Post-Brexit Trade Advantage Sought

The Commonwealth Secretary General, Patricia Scotland, has continued to express her optimism about the future of Commonwealth/UK trade post-Brexit. 

In a statement on 26 May, following a financial services conference in London attended by the High Commissioners of Australia, Canada and India, she pointed out that the cost of doing business between Commonwealth countries is, on average, 19 per cent cheaper than between non-member countries.

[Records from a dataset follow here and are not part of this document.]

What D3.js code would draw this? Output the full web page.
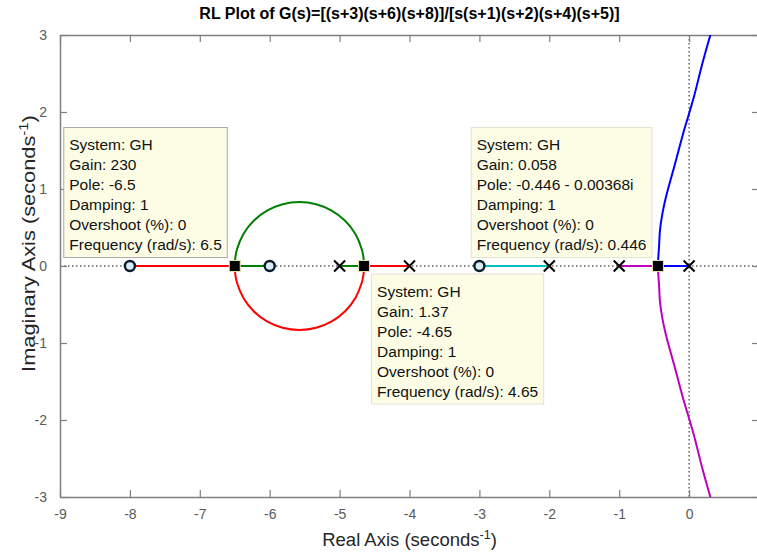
<!DOCTYPE html>
<html>
<head>
<meta charset="utf-8">
<script src="https://cdn.jsdelivr.net/npm/d3@7"></script>
<style>
  body { margin: 0; background: #fff; }
  svg { display: block; font-family: "Liberation Sans", Arial, Helvetica, sans-serif; }
</style>
</head>
<body>
<svg id="chart" width="757" height="553"></svg>
<script>
// open-loop poles and zeros
const poles = [0, -1, -2, -4, -5];
const zerosRL = [-3, -6, -8];

// real-axis pieces of the locus [from, to]
const blueAxis = [[0, 0], [-0.446, 0]];
const magentaAxis = [[-1, 0], [-0.446, 0]];
const cyanAxis = [[-2, 0], [-3, 0]];
const redAxisA = [[-4, 0], [-4.65, 0]];
const redAxisB = [[-6.5, 0], [-8, 0]];
const greenAxisA = [[-5, 0], [-4.65, 0]];
const greenAxisB = [[-6.5, 0], [-6, 0]];

// complex branches
const blueCurve = [[-0.446, 0], [-0.44, 0.12], [-0.43, 0.25], [-0.416, 0.47], [-0.38, 0.69],
  [-0.33, 0.9], [-0.2, 1.33], [-0.07, 1.77], [0.0, 1.98], [0.07, 2.2], [0.19, 2.63], [0.31, 3.02], [0.37, 3.22]];
const magentaCurve = [[-0.446, 0], [-0.44, -0.12], [-0.43, -0.25], [-0.416, -0.47], [-0.38, -0.69],
  [-0.33, -0.9], [-0.2, -1.33], [-0.07, -1.77], [0.0, -1.98], [0.07, -2.2], [0.19, -2.63], [0.31, -3.02], [0.37, -3.22]];
const greenArc = [[-4.65, 0], [-4.658, 0.108], [-4.682, 0.215], [-4.774, 0.415], [-4.921, 0.587], [-5.113, 0.719],
  [-5.335, 0.802], [-5.575, 0.83], [-5.815, 0.802], [-6.038, 0.719], [-6.229, 0.587], [-6.376, 0.415],
  [-6.469, 0.215], [-6.492, 0.108], [-6.5, 0]];
const redArc = [[-4.65, 0], [-4.658, -0.108], [-4.682, -0.215], [-4.774, -0.415], [-4.921, -0.587], [-5.113, -0.719],
  [-5.335, -0.802], [-5.575, -0.83], [-5.815, -0.802], [-6.038, -0.719], [-6.229, -0.587], [-6.376, -0.415],
  [-6.469, -0.215], [-6.492, -0.108], [-6.5, 0]];

// data tips
const tipPoints = [-6.5, -4.65, -0.446];
const tip1 = ["System: GH", "Gain: 230", "Pole: -6.5", "Damping: 1", "Overshoot (%): 0", "Frequency (rad/s): 6.5"];
const tip2 = ["System: GH", "Gain: 1.37", "Pole: -4.65", "Damping: 1", "Overshoot (%): 0", "Frequency (rad/s): 4.65"];
const tip3 = ["System: GH", "Gain: 0.058", "Pole: -0.446 - 0.00368i", "Damping: 1", "Overshoot (%): 0", "Frequency (rad/s): 0.446"];

const xTicks = [-9, -8, -7, -6, -5, -4, -3, -2, -1, 0, 1];
const yTicks = [-3, -2, -1, 0, 1, 2, 3];

const svg = d3.select("#chart");
const mLeft = 60, mRight = 759, mTop = 35, mBottom = 497;

const x = d3.scaleLinear().domain([-9, 1]).range([mLeft, mRight]);
const y = d3.scaleLinear().domain([-3, 3]).range([mBottom, mTop]);

svg.append("defs").append("clipPath").attr("id", "plotclip")
  .append("rect").attr("x", mLeft).attr("y", mTop).attr("width", mRight - mLeft).attr("height", mBottom - mTop);

// dotted zero lines
svg.append("line").attr("x1", mLeft).attr("x2", mRight).attr("y1", y(0)).attr("y2", y(0))
  .attr("stroke", "#666").attr("stroke-width", 1.5).attr("stroke-dasharray", "1.5,2.5");
svg.append("line").attr("x1", x(0)).attr("x2", x(0)).attr("y1", mTop).attr("y2", mBottom)
  .attr("stroke", "#666").attr("stroke-width", 1.5).attr("stroke-dasharray", "1.5,2.5");

// axes
const axisColor = "#7f7f7f";
function styleAxis(g) {
  g.selectAll("path.domain").attr("stroke", axisColor).attr("stroke-width", 1.5);
  g.selectAll(".tick line").attr("stroke", axisColor).attr("stroke-width", 1.2);
  g.selectAll(".tick text").attr("fill", "#5a5a5a").style("font-size", "14px")
    .style("font-family", "'Liberation Sans', Arial, sans-serif");
}
svg.append("g").attr("transform", `translate(0,${mBottom})`)
  .call(d3.axisBottom(x).tickValues(xTicks).tickSizeInner(-7).tickSizeOuter(0).tickPadding(12)
    .tickFormat(d => d === 1 ? "" : String(d)))
  .call(styleAxis);
svg.append("g").attr("transform", `translate(0,${mTop})`)
  .call(d3.axisTop(x).tickValues(xTicks).tickSizeInner(-7).tickSizeOuter(0).tickFormat(""))
  .call(styleAxis);
svg.append("g").attr("transform", `translate(${mLeft},0)`)
  .call(d3.axisLeft(y).tickValues(yTicks).tickSizeInner(-7).tickSizeOuter(0).tickPadding(13)
    .tickFormat(d => String(d)))
  .call(styleAxis);
svg.append("g").attr("transform", `translate(${mRight},0)`)
  .call(d3.axisRight(y).tickValues(yTicks).tickSizeInner(-7).tickSizeOuter(0).tickFormat(""))
  .call(styleAxis);

// locus
const plot = svg.append("g").attr("clip-path", "url(#plotclip)");
const straight = d3.line().x(d => x(d[0])).y(d => y(d[1]));
const smooth = d3.line().x(d => x(d[0])).y(d => y(d[1])).curve(d3.curveCatmullRom);

const pieces = [
  [blueAxis, "#0000ff", straight], [blueCurve, "#0000ff", smooth],
  [magentaAxis, "#bf00bf", straight], [magentaCurve, "#bf00bf", smooth],
  [cyanAxis, "#00bfbf", straight],
  [redAxisA, "#ff0000", straight], [redArc, "#ff0000", smooth], [redAxisB, "#ff0000", straight],
  [greenAxisA, "#008000", straight], [greenArc, "#008000", smooth], [greenAxisB, "#008000", straight]
];
pieces.forEach(([pts, color, gen]) => {
  plot.append("path").attr("d", gen(pts)).attr("fill", "none")
    .attr("stroke", color).attr("stroke-width", 2);
});

// poles (x) and zeros (o)
poles.forEach(p => {
  const cx = x(p), cy = y(0), s = 5.5;
  plot.append("path").attr("d", `M${cx - s},${cy - s}L${cx + s},${cy + s}M${cx - s},${cy + s}L${cx + s},${cy - s}`)
    .attr("stroke", "#000").attr("stroke-width", 2);
});
zerosRL.forEach(z => {
  plot.append("circle").attr("cx", x(z)).attr("cy", y(0)).attr("r", 5)
    .attr("fill", "#d6eefa").attr("stroke", "#0a1c2c").attr("stroke-width", 2.4);
});

// data tip markers
tipPoints.forEach(p => {
  plot.append("rect").attr("x", x(p) - 5.5).attr("y", y(0) - 5.5).attr("width", 11).attr("height", 11)
    .attr("fill", "#000").attr("stroke", "#e6e2b0").attr("stroke-width", 1);
});

// data tip boxes
function drawTip(lines, bx, by, anchorRight, border) {
  const g = svg.append("g");
  const rect = g.append("rect").attr("fill", "#fdfde6").attr("stroke", border).attr("stroke-width", 1);
  const texts = g.selectAll("text").data(lines).enter().append("text")
    .attr("y", (d, i) => by + 22.5 + i * 20)
    .attr("fill", "#111").style("font-size", "15.5px")
    .text(d => d);
  let w = 0;
  texts.each(function () { w = Math.max(w, this.getComputedTextLength()); });
  const bw = w + 11, bh = 130;
  const x0 = anchorRight ? bx - bw : bx;
  rect.attr("x", x0).attr("y", by).attr("width", bw).attr("height", bh);
  texts.attr("x", x0 + 5.5);
}
drawTip(tip1, x(-6.5) - 7.5, 127.5, true, "#a8a8a8");
drawTip(tip2, x(-4.65) + 7.5, 274, false, "#e2e2d2");
drawTip(tip3, x(-0.446) - 6, 127.5, true, "#e2e2d2");

// title and labels
svg.append("text").attr("x", (mLeft + mRight) / 2).attr("y", 19).attr("text-anchor", "middle")
  .style("font-size", "16px").style("font-weight", "bold").attr("fill", "#000")
  .text("RL Plot of G(s)=[(s+3)(s+6)(s+8)]/[s(s+1)(s+2)(s+4)(s+5)]");

const xl = svg.append("text").attr("x", (mLeft + mRight) / 2).attr("y", 546).attr("text-anchor", "middle")
  .style("font-size", "18.5px").attr("fill", "#262626");
xl.append("tspan").text("Real Axis (seconds");
xl.append("tspan").attr("dy", -7).style("font-size", "12.5px").text("-1");
xl.append("tspan").attr("dy", 7).text(")");

const yl = svg.append("text").attr("text-anchor", "middle")
  .style("font-size", "19px").attr("fill", "#262626");
yl.append("tspan").text("Imaginary Axis (seconds");
yl.append("tspan").attr("dy", -7).style("font-size", "13px").text("-1");
yl.append("tspan").attr("dy", 7).text(")");
// stretch to the label length seen in the reference
const ylw = yl.node().getBBox().width;
yl.attr("transform", `translate(35,243.5) rotate(-90) scale(${257 / ylw},1)`);
</script>
</body>
</html>
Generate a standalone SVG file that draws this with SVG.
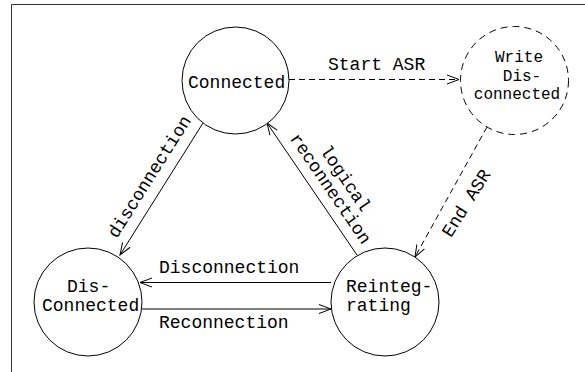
<svg xmlns="http://www.w3.org/2000/svg" width="585" height="372" viewBox="0 0 585 372">
<defs>
<style>
text{font-family:"Courier New","Nimbus Mono PS","FreeMono","Liberation Mono",monospace;font-size:18px;fill:#000}
.small{font-size:16px}
.node{fill:#fff;stroke:#000;stroke-width:1}
.dash{stroke-dasharray:7 5}
.edge{fill:none;stroke:#000;stroke-width:1}
.edash{stroke-dasharray:6 4}
.mid{text-anchor:middle}
</style>
<marker id="arr" markerUnits="userSpaceOnUse" markerWidth="16" markerHeight="12" refX="12" refY="6" orient="auto" viewBox="0 0 16 12">
<path d="M0,1.5 L12,6 L0,10.5" fill="none" stroke="#000" stroke-width="1"/>
</marker>
</defs>
<rect width="585" height="372" fill="#fff"/>
<path d="M11.5,372 V4.5 H585" fill="none" stroke="#333" stroke-width="1"/>
<g id="connectors">
<line class="edge" x1="203" y1="123" x2="120" y2="255" marker-end="url(#arr)"/>
<line class="edge" x1="357" y1="255" x2="267" y2="123" marker-end="url(#arr)"/>
<line class="edge edash" x1="289" y1="79.5" x2="459" y2="79.5" marker-end="url(#arr)"/>
<line class="edge edash" x1="487" y1="127" x2="415" y2="257" marker-end="url(#arr)"/>
<line class="edge" x1="331" y1="282.5" x2="140" y2="282.5" marker-end="url(#arr)"/>
<line class="edge" x1="142" y1="309" x2="331" y2="309" marker-end="url(#arr)"/>
<text x="328" y="70">Start ASR</text>
<text x="159" y="273">Disconnection</text>
<text x="159" y="328">Reconnection</text>
<g transform="translate(150,177) rotate(-57.8)"><text class="mid" x="0" y="5">disconnection</text></g>
<g transform="translate(330,189) rotate(55.7)"><text class="mid" x="0" y="5">reconnection</text><text class="mid" x="0" y="-13">logical</text></g>
<g transform="translate(466,203) rotate(-58)"><text class="mid" x="0" y="6">End ASR</text></g>
</g>
<g id="connected">
<circle class="node" cx="235.5" cy="80.5" r="53.5"/>
<text x="188" y="88">Connected</text>
</g>
<g id="write-disconnected">
<circle class="node dash" cx="514.5" cy="80.5" r="54"/>
<text class="small mid" x="519" y="62">Write</text>
<text class="small mid" x="522" y="80.5">Dis-</text>
<text class="small mid" x="517" y="99">connected</text>
</g>
<g id="disconnected">
<circle class="node" cx="88" cy="302" r="54"/>
<text x="67" y="292">Dis-</text>
<text x="42" y="311">Connected</text>
</g>
<g id="reintegrating">
<circle class="node" cx="385" cy="302" r="54"/>
<text x="346" y="292">Reinteg-</text>
<text x="346" y="311">rating</text>
</g>
</svg>
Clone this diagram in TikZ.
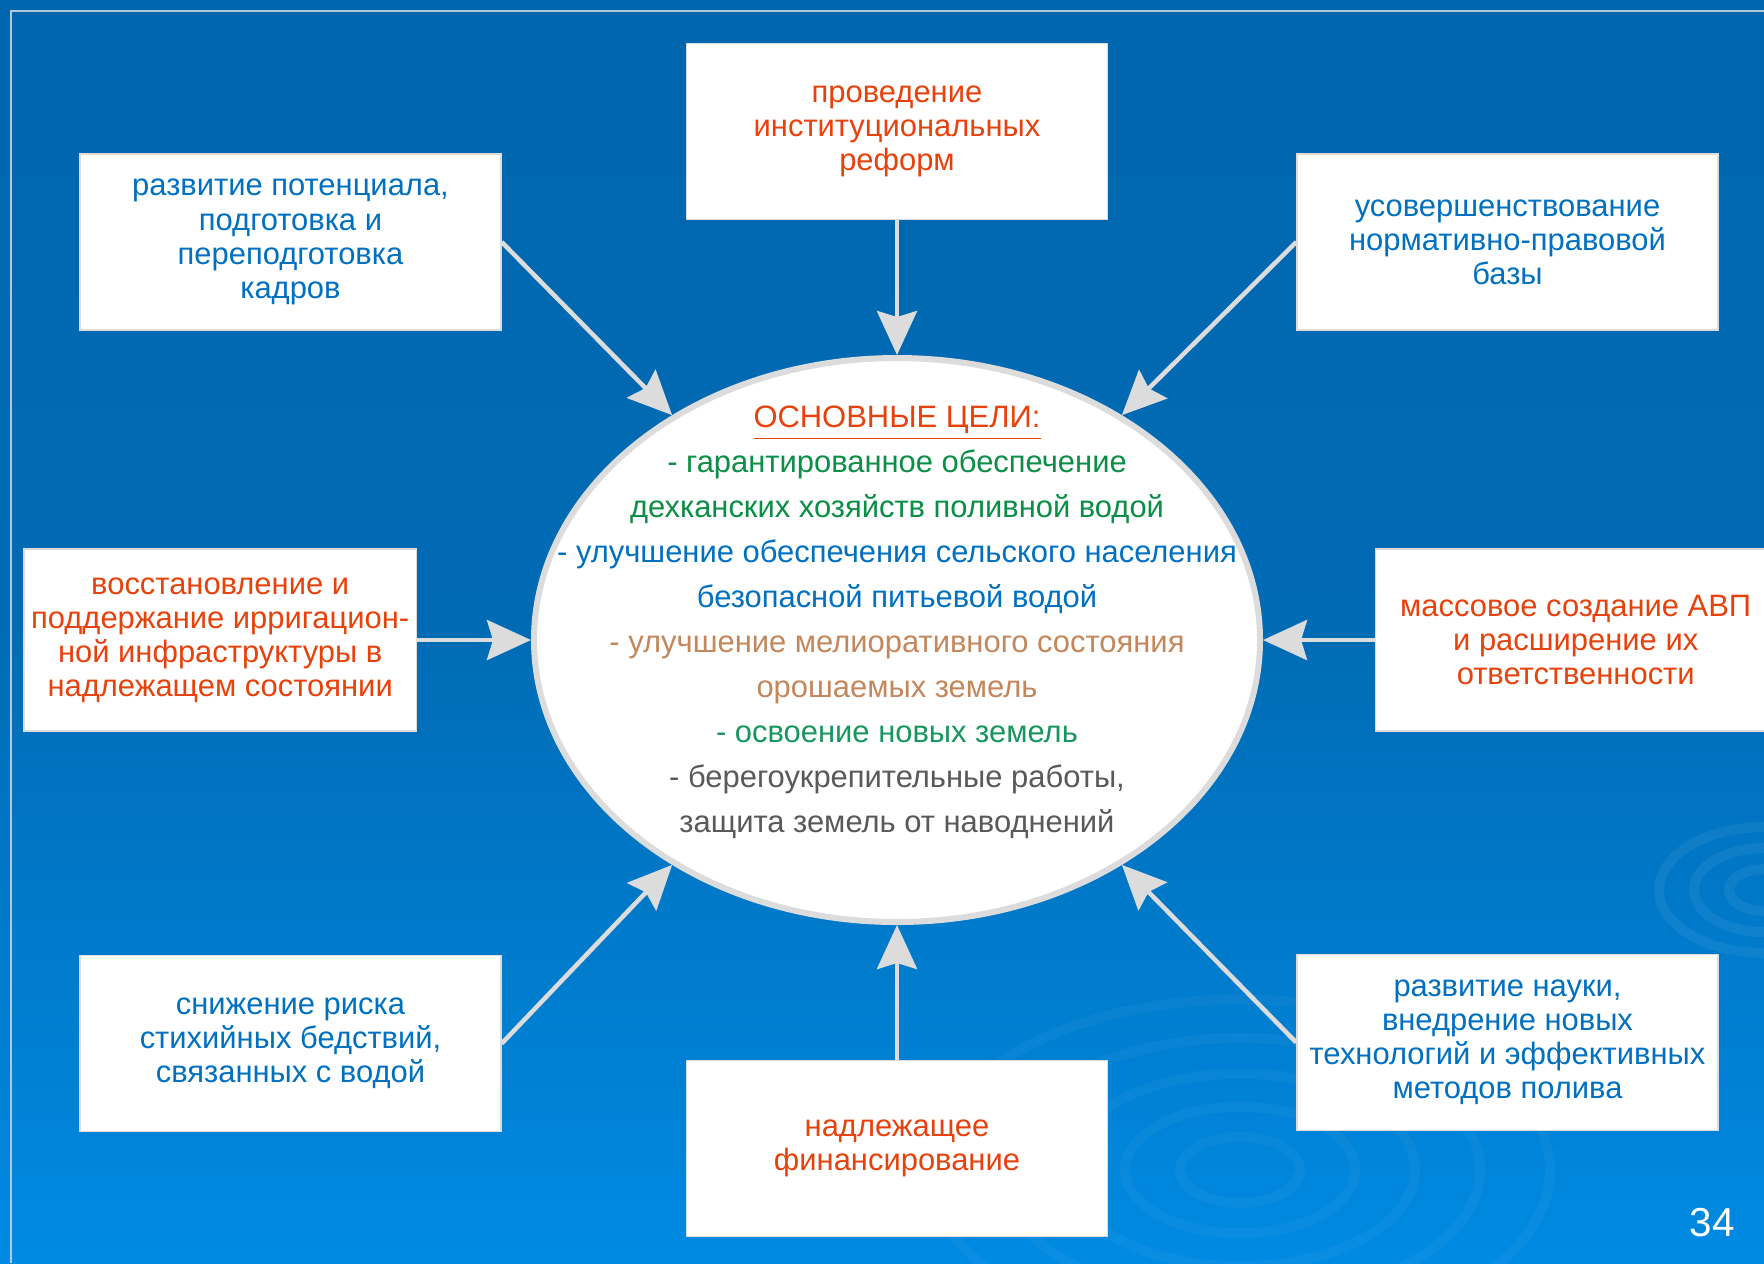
\documentclass[tikz,border=0pt]{standalone}
\usepackage{fontspec}
\setmainfont{Liberation Sans}
\usepackage{tikz}
\usetikzlibrary{positioning,shapes.geometric,arrows.meta}
\definecolor{bgtop}{HTML}{0066AD}
\definecolor{bgbottom}{HTML}{008AE2}
\definecolor{framegray}{HTML}{B4C8DC}
\definecolor{arrowgray}{HTML}{DCDCDC}
\definecolor{txtblue}{HTML}{0070C0}
\definecolor{txtred}{HTML}{E8420C}
\definecolor{txtgreen}{HTML}{0B8E45}
\definecolor{txttan}{HTML}{C4875C}
\definecolor{txtteal}{HTML}{17965E}
\definecolor{txtgray}{HTML}{595959}
\begin{document}
\begin{tikzpicture}[
    sidebox/.style={rectangle,fill=white,draw=arrowgray,line width=0.4pt,align=center,
        minimum width=4.21cm,minimum height=1.76cm,inner sep=2pt,
        font=\fontsize{8.8}{9.7}\selectfont},
    widebox/.style={sidebox,minimum width=3.85cm,minimum height=1.82cm},
    goalsell/.style={ellipse,fill=white,draw=arrowgray,line width=0.06cm,
        minimum width=7.26cm,minimum height=5.64cm,inner sep=0pt},
    goalstext/.style={align=center,font=\fontsize{8.8}{12.8}\selectfont},
    toward/.style={arrowgray,line width=0.045cm,
        -{Stealth[length=0.44cm,width=0.4cm,inset=0.06cm]}},
    ripple/.style={draw=white,opacity=0.035,line width=0.1cm}]
    \useasboundingbox (0,0) rectangle (17.64,-12.63);
    \shade[top color=bgtop,bottom color=bgbottom,middle color=bgtop!85!bgbottom]
        (0,0) rectangle (17.64,-12.63);
    \foreach \r in {0.6,1.15,1.75,2.4,3.1}
        \draw[ripple] (12.4,-11.7) ellipse ({\r} and {0.55*\r});
    \foreach \r in {0.35,0.7,1.05}
        \draw[ripple,opacity=0.06] (17.64,-8.9) ellipse ({\r} and {0.6*\r});
    \draw[framegray,line width=0.02cm] (0.11,-12.63) -- (0.11,-0.11) -- (17.64,-0.11);

    \node[goalsell](goals) at (8.97,-6.40){};
    \node[goalstext](goaltext) at ([yshift=0.18cm]goals.center){%
        \textcolor{txtred}{\underline{ОСНОВНЫЕ ЦЕЛИ:}}\\
        \textcolor{txtgreen}{- гарантированное обеспечение}\\
        \textcolor{txtgreen}{дехканских хозяйств поливной водой}\\
        \textcolor{txtblue}{- улучшение обеспечения сельского населения}\\
        \textcolor{txtblue}{безопасной питьевой водой}\\
        \textcolor{txttan}{- улучшение мелиоративного состояния}\\
        \textcolor{txttan}{орошаемых земель}\\
        \textcolor{txtteal}{- освоение новых земель}\\
        \textcolor{txtgray}{- берегоукрепительные работы,}\\
        \textcolor{txtgray}{защита земель от наводнений}};

    \node[sidebox,text=txtred, node distance=1.35cm](reform)[above =of goals]
        {проведение\\институциональных\\реформ};
    \node[sidebox,text=txtred, node distance=1.35cm](finance)[below =of goals]
        {надлежащее\\финансирование};
    \node[widebox,text=txtred, node distance=1.14cm](irrig)[left =of goals]
        {восстановление и\\поддержание ирригацион-\\ной инфраструктуры в\\надлежащем состоянии};
    \node[widebox,text=txtred, minimum width=4.0cm, node distance=1.12cm](avp)[right =of goals]
        {массовое создание АВП\\и расширение их\\ответственности};
    \node[sidebox,text=txtblue](cadres) at (2.905,-2.42)
        {развитие потенциала,\\подготовка и\\переподготовка\\кадров};
    \node[sidebox,text=txtblue](lawbase) at (15.075,-2.42)
        {усовершенствование\\нормативно-правовой\\базы};
    \node[sidebox,text=txtblue](risk) at (2.905,-10.435)
        {снижение риска\\стихийных бедствий,\\связанных с водой};
    \node[sidebox,text=txtblue](science) at (15.075,-10.425)
        {развитие науки,\\внедрение новых\\технологий и эффективных\\методов полива};

    \path (reform) edge[toward] (goals.north)
          (finance) edge[toward] (goals.south)
          (irrig) edge[toward] (goals.west)
          (avp) edge[toward] (goals.east)
          (cadres.east) edge[toward] (goals.135)
          (lawbase.west) edge[toward] (goals.45)
          (risk.east) edge[toward] (goals.225)
          (science.west) edge[toward] (goals.-45);

    \node[text=white,font=\fontsize{11.5}{13}\selectfont](pagenum) at (17.12,-12.23){34};
\end{tikzpicture}
\end{document}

This is because of a shared common language, common law, common institutions and common parliamentary structures. 

Former UK Foreign Minister, Hugo Swire, now deputy chair of the Commonwealth Enterprise and Investment Council, observed that small and medium businesses in Commonwealth countries need to be better equipped to trade, to do business with each other, and for the Commonwealth to be there to help them ‘up their game’ in order to compete effectively.

Since 2005, the share by the Commonwealth in the world’s gross domestic product (GDP) has increased and has overtaken the share of the European Union. 

Last word to Mr Swire: ‘If you judge a club by the length of the queue of those seeking membership, then the Commonwealth is in robust health’. 

The London conference was followed a few days later by the first India-Commonwealth Small and Medium Enterprises trade summit in Delhi, attended by representatives from 300 Indian firms and more than 100 businesses from other countries.